EXERCISE
From the listing below, copy word for word every line starting at the one that includes "Write the Chart.js code for this chart." and ending at the one that includes "0.0003, 0.0000, 0.0000];"; the pictures are omitted.

--- Begin ---

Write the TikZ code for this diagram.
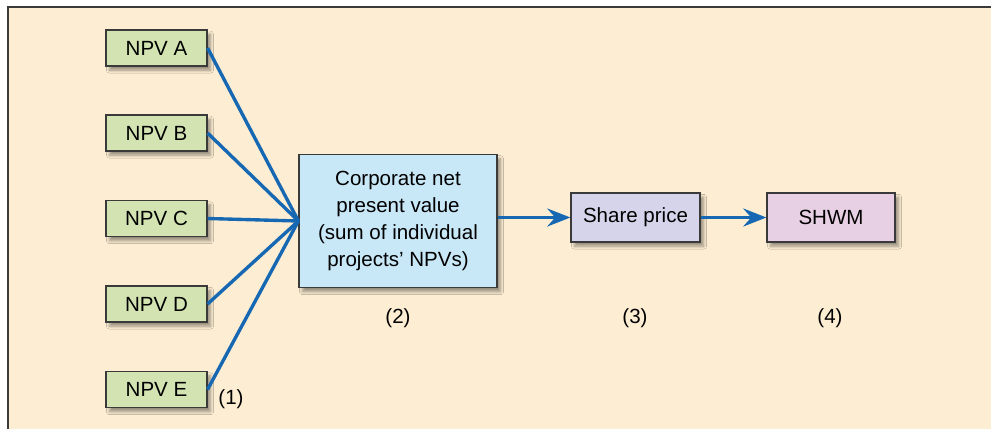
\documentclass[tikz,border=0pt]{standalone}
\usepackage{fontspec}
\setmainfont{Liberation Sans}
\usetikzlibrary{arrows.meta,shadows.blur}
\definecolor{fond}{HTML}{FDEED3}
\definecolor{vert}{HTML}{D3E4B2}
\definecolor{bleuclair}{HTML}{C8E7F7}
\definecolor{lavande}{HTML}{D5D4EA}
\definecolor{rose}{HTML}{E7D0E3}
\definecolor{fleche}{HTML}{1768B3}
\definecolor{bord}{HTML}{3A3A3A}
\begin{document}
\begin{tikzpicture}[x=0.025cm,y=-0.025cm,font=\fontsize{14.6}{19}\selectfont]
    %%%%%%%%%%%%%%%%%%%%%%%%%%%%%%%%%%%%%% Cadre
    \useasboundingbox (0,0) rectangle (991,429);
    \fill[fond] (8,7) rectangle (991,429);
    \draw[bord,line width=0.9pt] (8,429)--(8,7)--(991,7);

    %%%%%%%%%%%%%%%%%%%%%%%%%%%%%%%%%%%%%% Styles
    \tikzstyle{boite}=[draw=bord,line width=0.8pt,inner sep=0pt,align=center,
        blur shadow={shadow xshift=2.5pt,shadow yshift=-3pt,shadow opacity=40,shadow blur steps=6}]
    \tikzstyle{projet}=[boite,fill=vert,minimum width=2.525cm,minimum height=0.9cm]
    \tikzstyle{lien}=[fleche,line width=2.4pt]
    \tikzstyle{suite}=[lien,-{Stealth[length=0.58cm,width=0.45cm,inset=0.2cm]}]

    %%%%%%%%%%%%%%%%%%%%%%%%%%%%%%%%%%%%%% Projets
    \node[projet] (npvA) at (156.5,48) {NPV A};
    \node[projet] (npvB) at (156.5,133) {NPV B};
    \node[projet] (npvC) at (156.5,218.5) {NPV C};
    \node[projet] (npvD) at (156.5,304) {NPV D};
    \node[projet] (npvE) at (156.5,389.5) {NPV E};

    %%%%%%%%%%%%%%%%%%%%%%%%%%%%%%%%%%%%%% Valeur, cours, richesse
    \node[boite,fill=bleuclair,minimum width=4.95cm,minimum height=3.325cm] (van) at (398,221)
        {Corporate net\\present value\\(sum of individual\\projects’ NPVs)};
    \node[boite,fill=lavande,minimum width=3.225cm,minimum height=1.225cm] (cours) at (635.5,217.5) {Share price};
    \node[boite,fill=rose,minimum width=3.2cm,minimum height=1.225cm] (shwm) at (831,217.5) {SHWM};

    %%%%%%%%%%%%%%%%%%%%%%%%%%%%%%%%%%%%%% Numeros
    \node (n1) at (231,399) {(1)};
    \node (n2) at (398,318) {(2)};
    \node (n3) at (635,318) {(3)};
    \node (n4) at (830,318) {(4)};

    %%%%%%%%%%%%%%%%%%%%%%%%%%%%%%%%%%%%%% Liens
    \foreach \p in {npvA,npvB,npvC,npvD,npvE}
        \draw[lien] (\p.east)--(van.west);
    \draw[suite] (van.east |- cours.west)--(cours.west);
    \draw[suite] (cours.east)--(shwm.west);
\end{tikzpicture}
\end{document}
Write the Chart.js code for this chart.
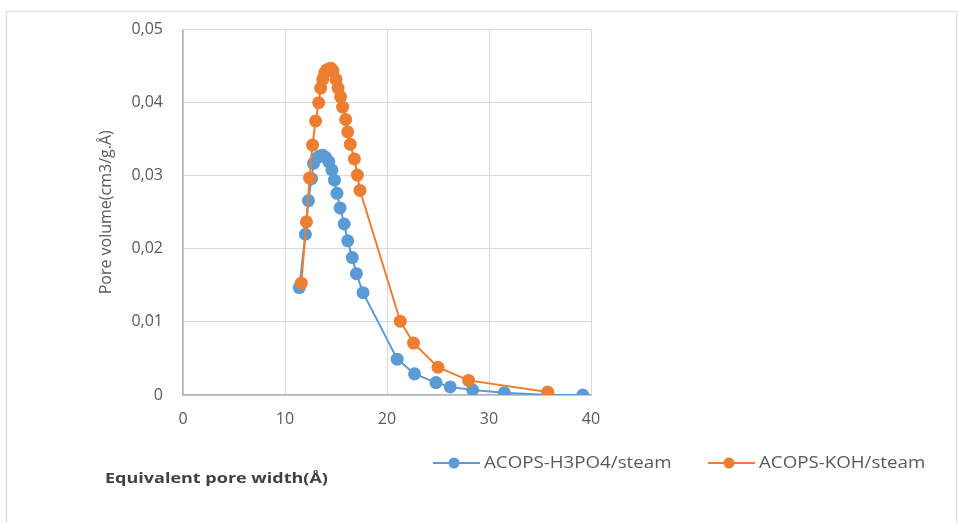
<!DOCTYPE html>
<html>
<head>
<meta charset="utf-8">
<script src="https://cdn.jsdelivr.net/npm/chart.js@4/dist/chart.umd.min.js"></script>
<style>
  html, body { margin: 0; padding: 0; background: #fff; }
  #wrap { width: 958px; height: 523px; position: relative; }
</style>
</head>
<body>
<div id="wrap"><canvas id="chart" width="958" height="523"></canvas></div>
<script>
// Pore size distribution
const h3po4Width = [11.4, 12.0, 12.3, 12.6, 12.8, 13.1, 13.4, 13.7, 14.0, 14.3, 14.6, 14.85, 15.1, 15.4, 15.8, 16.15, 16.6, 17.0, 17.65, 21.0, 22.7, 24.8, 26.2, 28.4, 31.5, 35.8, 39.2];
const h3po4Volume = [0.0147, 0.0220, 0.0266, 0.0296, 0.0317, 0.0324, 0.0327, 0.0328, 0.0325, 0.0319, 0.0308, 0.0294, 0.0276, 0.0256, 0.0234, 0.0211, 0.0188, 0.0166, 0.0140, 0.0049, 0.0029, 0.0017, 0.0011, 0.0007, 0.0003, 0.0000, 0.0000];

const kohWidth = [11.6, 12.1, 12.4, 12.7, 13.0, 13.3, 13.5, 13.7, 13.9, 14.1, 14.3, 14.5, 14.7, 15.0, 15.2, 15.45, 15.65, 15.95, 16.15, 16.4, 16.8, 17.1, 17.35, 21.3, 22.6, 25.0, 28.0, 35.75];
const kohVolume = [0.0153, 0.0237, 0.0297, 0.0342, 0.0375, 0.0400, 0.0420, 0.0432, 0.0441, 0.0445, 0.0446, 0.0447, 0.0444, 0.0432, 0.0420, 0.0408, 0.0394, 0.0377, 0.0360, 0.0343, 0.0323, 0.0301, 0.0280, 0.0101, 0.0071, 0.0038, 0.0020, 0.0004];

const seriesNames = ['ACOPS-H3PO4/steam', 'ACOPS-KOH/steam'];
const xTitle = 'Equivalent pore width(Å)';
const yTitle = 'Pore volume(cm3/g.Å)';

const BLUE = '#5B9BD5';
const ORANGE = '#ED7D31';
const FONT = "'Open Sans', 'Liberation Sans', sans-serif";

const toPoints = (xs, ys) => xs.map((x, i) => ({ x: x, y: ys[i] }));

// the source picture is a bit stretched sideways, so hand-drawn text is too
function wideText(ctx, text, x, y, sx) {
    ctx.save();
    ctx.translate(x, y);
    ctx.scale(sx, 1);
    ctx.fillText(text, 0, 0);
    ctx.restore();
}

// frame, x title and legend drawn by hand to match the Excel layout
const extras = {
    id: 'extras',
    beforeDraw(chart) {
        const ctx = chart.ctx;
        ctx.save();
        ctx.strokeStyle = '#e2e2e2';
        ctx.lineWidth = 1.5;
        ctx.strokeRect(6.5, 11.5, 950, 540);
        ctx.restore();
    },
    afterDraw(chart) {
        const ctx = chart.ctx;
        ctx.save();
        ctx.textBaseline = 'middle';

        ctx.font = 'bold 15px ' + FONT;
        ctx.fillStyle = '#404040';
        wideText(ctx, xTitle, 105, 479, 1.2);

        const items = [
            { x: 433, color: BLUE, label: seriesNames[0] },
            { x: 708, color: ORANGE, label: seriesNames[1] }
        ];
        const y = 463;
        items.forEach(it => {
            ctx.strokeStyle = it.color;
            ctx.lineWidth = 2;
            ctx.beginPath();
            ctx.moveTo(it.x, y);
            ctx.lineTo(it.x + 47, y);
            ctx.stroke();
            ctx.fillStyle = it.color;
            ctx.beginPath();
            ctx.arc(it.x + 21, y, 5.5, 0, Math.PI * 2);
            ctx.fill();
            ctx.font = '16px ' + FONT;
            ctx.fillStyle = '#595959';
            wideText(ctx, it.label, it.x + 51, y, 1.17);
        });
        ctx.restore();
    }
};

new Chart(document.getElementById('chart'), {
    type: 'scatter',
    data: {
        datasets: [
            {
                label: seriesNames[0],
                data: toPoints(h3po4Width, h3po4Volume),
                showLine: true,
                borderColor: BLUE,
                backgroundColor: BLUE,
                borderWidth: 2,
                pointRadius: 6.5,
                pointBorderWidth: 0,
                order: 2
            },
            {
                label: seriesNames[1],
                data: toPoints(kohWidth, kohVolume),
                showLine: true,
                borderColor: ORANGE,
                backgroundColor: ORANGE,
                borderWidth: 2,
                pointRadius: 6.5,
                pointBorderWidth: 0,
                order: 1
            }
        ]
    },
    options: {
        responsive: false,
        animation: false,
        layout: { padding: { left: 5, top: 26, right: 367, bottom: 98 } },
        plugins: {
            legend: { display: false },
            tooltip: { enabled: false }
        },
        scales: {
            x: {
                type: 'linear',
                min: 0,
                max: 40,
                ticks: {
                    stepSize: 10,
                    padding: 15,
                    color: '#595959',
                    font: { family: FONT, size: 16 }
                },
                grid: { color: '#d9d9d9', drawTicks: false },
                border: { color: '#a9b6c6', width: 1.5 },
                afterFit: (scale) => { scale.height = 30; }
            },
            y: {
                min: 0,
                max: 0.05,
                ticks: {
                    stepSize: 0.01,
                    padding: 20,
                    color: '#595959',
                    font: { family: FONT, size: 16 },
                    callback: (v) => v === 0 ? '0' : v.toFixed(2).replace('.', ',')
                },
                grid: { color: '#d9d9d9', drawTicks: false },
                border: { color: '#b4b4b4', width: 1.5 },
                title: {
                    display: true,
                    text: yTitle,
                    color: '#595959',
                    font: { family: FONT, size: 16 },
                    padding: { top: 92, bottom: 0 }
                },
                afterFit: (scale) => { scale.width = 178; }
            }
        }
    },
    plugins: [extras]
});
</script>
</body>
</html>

--- End ---

WRITTEN RESPONSE
Write the Chart.js code for this chart.
<!DOCTYPE html>
<html>
<head>
<meta charset="utf-8">
<script src="https://cdn.jsdelivr.net/npm/chart.js@4/dist/chart.umd.min.js"></script>
<style>
  html, body { margin: 0; padding: 0; background: #fff; }
  #wrap { width: 958px; height: 523px; position: relative; }
</style>
</head>
<body>
<div id="wrap"><canvas id="chart" width="958" height="523"></canvas></div>
<script>
// Pore size distribution
const h3po4Width = [11.4, 12.0, 12.3, 12.6, 12.8, 13.1, 13.4, 13.7, 14.0, 14.3, 14.6, 14.85, 15.1, 15.4, 15.8, 16.15, 16.6, 17.0, 17.65, 21.0, 22.7, 24.8, 26.2, 28.4, 31.5, 35.8, 39.2];
const h3po4Volume = [0.0147, 0.0220, 0.0266, 0.0296, 0.0317, 0.0324, 0.0327, 0.0328, 0.0325, 0.0319, 0.0308, 0.0294, 0.0276, 0.0256, 0.0234, 0.0211, 0.0188, 0.0166, 0.0140, 0.0049, 0.0029, 0.0017, 0.0011, 0.0007, 0.0003, 0.0000, 0.0000];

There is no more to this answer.